El Gran Jefe dice que nos llevará a un lugar donde podremos vivir felices. Él será nuestro padre y nosotros seremos sus hijos. Por lo tanto, nosotros vamos a considerar su oferta de comprar nuestra tierra. Pero eso no será fácil, porque esa agua brillante que corre en los arroyos no es apenas agua, sino la sangre de nuestros antepasados. Si le vendemos la tierra, ellos pueden olvidar el murmullo de las aguas y la voz de nuestros ancestros, y los recuerdos de todo lo ocurrido mientras vivimos aquí.

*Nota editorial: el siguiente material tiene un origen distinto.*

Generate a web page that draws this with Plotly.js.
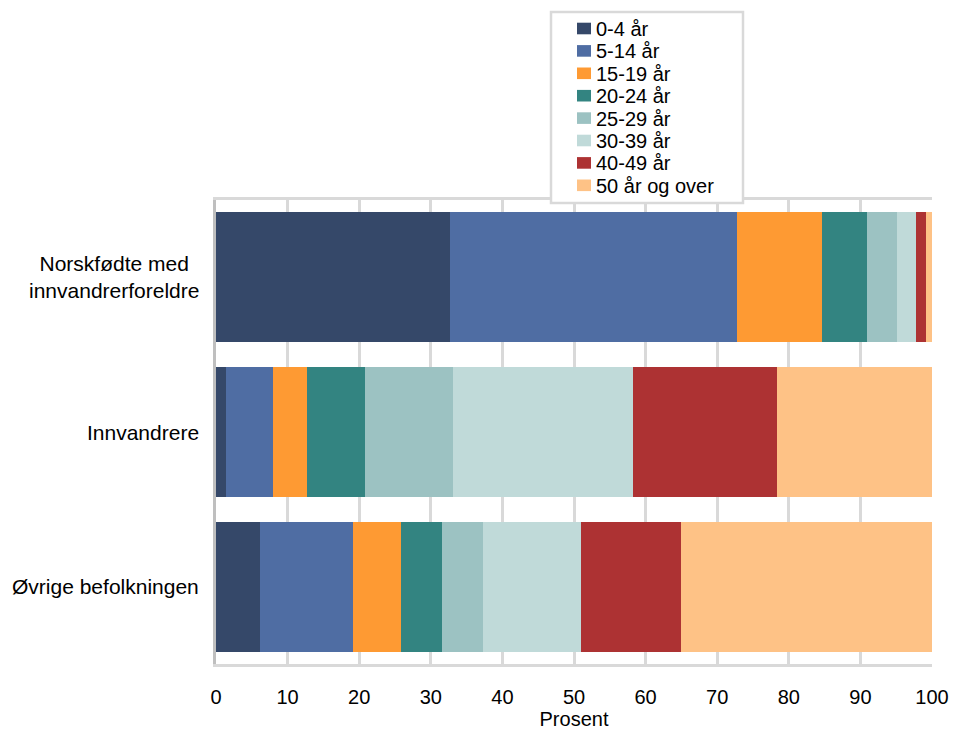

Sabemos que el hombre blanco no comprende nuestras costumbres. Una porción de tierra, para él, tiene el mismo significado que cualquier otra, pues es un forastero que viene por la noche y extrae de la tierra aquello que necesita. La tierra no es su hermana, sino una mujer atractiva, y cuando él la conquista, prosigue su camino. Deja atrás los túmulos de sus antepasados y no se incomoda. Retira de la tierra aquello que sería de sus hijos, y no le da importancia. La sepultura de su padre y los derechos de sus hijos son olvidados. Trata a su madre, la tierra, y a su hermano, el cielo, como cosas o adornos coloreados. Su apetito devorará la tierra, dejará un desierto.

No sé, nuestras costumbres son diferentes de las vuestras. La visión de vuestra ciudad hiere los ojos del hombre rojo. Tal vez sea porque el indio es un salvaje y no comprende. No hay lugar tranquilo en la ciudad del hombre blanco. Ningún lugar en el que pueda escucharse el desplegarse de las hojas en primavera o el aleteo de un insecto. El ruido parece solamente insultar a los oídos. ¿Y qué resta de la vida si un hombre no puede oír el lloro solitario de un ave o el debate de los sapos alrededor de una charca, por la noche? ¿Qué es el hombre sin los animales? Si todos los animales se fuesen, el hombre moriría en una gran soledad de espíritu. Pues lo que ocurre con los animales, al poco le ocurre también al hombre. Hay una conexión en todo.

Todo lo que le ocurra a la tierra, le ocurrirá a los hijos de la tierra. Si los hombres escupen en el suelo, están escupiéndose a sí mismos. Algo sabemos: la tierra no pertenece al hombre, el hombre pertenece a la tierra. El hombre no tramó el tejido de la vida; él es simplemente uno de sus hilos. Todo lo que le haga al tejido se lo hará a sí mismo.

Incluso el hombre blanco, cuyo Dios camina y habla con él de amigo a amigo, no puede huir de esta realidad. De una cosa estamos seguros: nuestro Dios es el mismo que el suyo. La tierra le es preciosa, y herirla es despreciar al Creador. Es el final de la vida y el inicio de la supervivencia.